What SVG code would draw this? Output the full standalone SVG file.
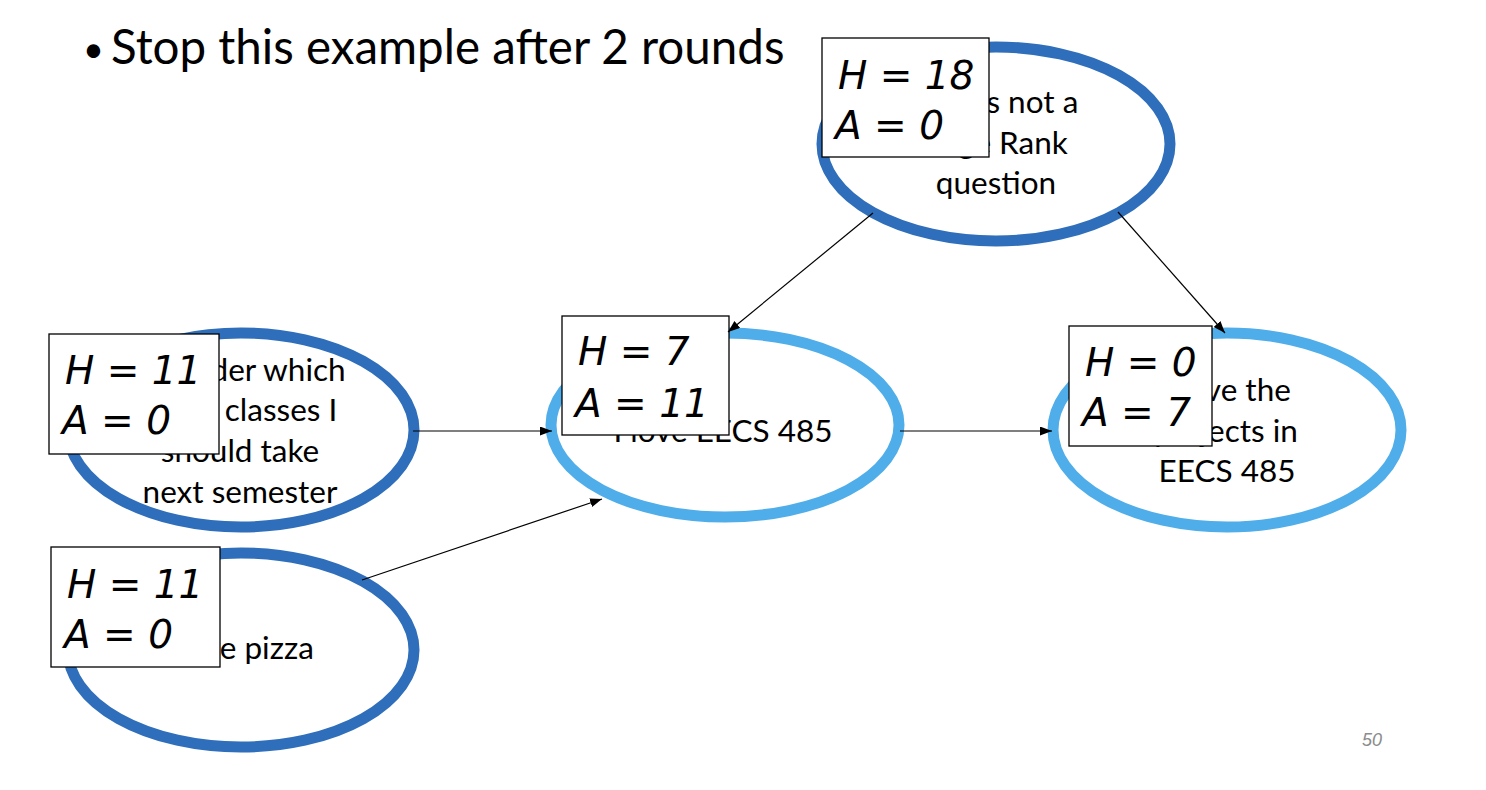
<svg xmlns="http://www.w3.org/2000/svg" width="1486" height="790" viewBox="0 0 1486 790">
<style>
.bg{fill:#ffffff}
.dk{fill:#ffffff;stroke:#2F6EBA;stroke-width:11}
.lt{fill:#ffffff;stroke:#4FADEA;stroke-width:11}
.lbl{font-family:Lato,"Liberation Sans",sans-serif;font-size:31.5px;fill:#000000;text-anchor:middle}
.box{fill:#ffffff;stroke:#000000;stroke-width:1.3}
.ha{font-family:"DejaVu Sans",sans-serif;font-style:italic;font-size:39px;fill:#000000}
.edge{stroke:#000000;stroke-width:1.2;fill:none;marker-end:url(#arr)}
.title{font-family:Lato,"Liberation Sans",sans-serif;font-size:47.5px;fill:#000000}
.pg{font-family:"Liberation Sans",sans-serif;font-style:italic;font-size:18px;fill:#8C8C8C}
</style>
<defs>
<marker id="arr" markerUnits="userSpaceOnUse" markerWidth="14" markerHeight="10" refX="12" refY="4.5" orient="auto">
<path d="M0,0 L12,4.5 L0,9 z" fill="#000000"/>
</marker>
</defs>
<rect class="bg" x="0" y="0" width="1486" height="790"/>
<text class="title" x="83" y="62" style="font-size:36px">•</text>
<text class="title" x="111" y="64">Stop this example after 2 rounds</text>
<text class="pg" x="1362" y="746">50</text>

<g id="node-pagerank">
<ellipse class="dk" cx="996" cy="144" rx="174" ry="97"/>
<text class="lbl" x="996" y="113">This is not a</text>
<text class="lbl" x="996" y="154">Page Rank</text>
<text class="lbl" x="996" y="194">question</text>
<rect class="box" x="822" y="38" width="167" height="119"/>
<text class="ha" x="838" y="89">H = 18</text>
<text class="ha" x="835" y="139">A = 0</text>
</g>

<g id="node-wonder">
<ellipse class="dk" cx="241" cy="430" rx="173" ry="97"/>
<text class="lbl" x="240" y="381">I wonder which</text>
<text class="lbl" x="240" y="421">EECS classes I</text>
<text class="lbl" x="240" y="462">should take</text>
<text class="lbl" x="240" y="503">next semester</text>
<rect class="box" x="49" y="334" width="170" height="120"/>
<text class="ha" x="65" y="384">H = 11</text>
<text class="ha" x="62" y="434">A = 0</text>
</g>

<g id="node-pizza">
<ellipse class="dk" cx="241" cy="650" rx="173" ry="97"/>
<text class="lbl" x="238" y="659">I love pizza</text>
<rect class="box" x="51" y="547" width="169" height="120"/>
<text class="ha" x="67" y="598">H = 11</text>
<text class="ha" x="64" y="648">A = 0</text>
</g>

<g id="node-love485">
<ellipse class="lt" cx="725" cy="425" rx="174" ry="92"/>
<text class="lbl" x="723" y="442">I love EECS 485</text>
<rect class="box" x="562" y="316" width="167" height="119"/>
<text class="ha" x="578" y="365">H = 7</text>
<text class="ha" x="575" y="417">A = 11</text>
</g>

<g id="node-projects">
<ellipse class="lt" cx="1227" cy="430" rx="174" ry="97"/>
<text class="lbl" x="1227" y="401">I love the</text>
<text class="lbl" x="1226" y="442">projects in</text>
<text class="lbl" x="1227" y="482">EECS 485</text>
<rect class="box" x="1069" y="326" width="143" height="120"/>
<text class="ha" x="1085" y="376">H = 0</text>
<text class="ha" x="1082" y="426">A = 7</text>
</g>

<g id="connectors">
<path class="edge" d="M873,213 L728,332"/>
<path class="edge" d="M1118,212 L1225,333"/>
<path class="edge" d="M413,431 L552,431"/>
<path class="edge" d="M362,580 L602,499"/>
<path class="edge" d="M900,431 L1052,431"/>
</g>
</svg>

• • • •

» BRIEF: Each line of the material must be retyped exactly, except that images are omitted.

» ANSWER FOR THIS EXERCISE:
What SVG code would draw this? Output the full standalone SVG file.
<svg xmlns="http://www.w3.org/2000/svg" width="1486" height="790" viewBox="0 0 1486 790">
<style>
.bg{fill:#ffffff}
.dk{fill:#ffffff;stroke:#2F6EBA;stroke-width:11}
.lt{fill:#ffffff;stroke:#4FADEA;stroke-width:11}
.lbl{font-family:Lato,"Liberation Sans",sans-serif;font-size:31.5px;fill:#000000;text-anchor:middle}
.box{fill:#ffffff;stroke:#000000;stroke-width:1.3}
.ha{font-family:"DejaVu Sans",sans-serif;font-style:italic;font-size:39px;fill:#000000}
.edge{stroke:#000000;stroke-width:1.2;fill:none;marker-end:url(#arr)}
.title{font-family:Lato,"Liberation Sans",sans-serif;font-size:47.5px;fill:#000000}
.pg{font-family:"Liberation Sans",sans-serif;font-style:italic;font-size:18px;fill:#8C8C8C}
</style>
<defs>
<marker id="arr" markerUnits="userSpaceOnUse" markerWidth="14" markerHeight="10" refX="12" refY="4.5" orient="auto">
<path d="M0,0 L12,4.5 L0,9 z" fill="#000000"/>
</marker>
</defs>
<rect class="bg" x="0" y="0" width="1486" height="790"/>
<text class="title" x="83" y="62" style="font-size:36px">•</text>
<text class="title" x="111" y="64">Stop this example after 2 rounds</text>
<text class="pg" x="1362" y="746">50</text>

<g id="node-pagerank">
<ellipse class="dk" cx="996" cy="144" rx="174" ry="97"/>
<text class="lbl" x="996" y="113">This is not a</text>
<text class="lbl" x="996" y="154">Page Rank</text>
<text class="lbl" x="996" y="194">question</text>
<rect class="box" x="822" y="38" width="167" height="119"/>
<text class="ha" x="838" y="89">H = 18</text>
<text class="ha" x="835" y="139">A = 0</text>
</g>

<g id="node-wonder">
<ellipse class="dk" cx="241" cy="430" rx="173" ry="97"/>
<text class="lbl" x="240" y="381">I wonder which</text>
<text class="lbl" x="240" y="421">EECS classes I</text>
<text class="lbl" x="240" y="462">should take</text>
<text class="lbl" x="240" y="503">next semester</text>
<rect class="box" x="49" y="334" width="170" height="120"/>
<text class="ha" x="65" y="384">H = 11</text>
<text class="ha" x="62" y="434">A = 0</text>
</g>

<g id="node-pizza">
<ellipse class="dk" cx="241" cy="650" rx="173" ry="97"/>
<text class="lbl" x="238" y="659">I love pizza</text>
<rect class="box" x="51" y="547" width="169" height="120"/>
<text class="ha" x="67" y="598">H = 11</text>
<text class="ha" x="64" y="648">A = 0</text>
</g>

<g id="node-love485">
<ellipse class="lt" cx="725" cy="425" rx="174" ry="92"/>
<text class="lbl" x="723" y="442">I love EECS 485</text>
<rect class="box" x="562" y="316" width="167" height="119"/>
<text class="ha" x="578" y="365">H = 7</text>
<text class="ha" x="575" y="417">A = 11</text>
</g>

<g id="node-projects">
<ellipse class="lt" cx="1227" cy="430" rx="174" ry="97"/>
<text class="lbl" x="1227" y="401">I love the</text>
<text class="lbl" x="1226" y="442">projects in</text>
<text class="lbl" x="1227" y="482">EECS 485</text>
<rect class="box" x="1069" y="326" width="143" height="120"/>
<text class="ha" x="1085" y="376">H = 0</text>
<text class="ha" x="1082" y="426">A = 7</text>
</g>

<g id="connectors">
<path class="edge" d="M873,213 L728,332"/>
<path class="edge" d="M1118,212 L1225,333"/>
<path class="edge" d="M413,431 L552,431"/>
<path class="edge" d="M362,580 L602,499"/>
<path class="edge" d="M900,431 L1052,431"/>
</g>
</svg>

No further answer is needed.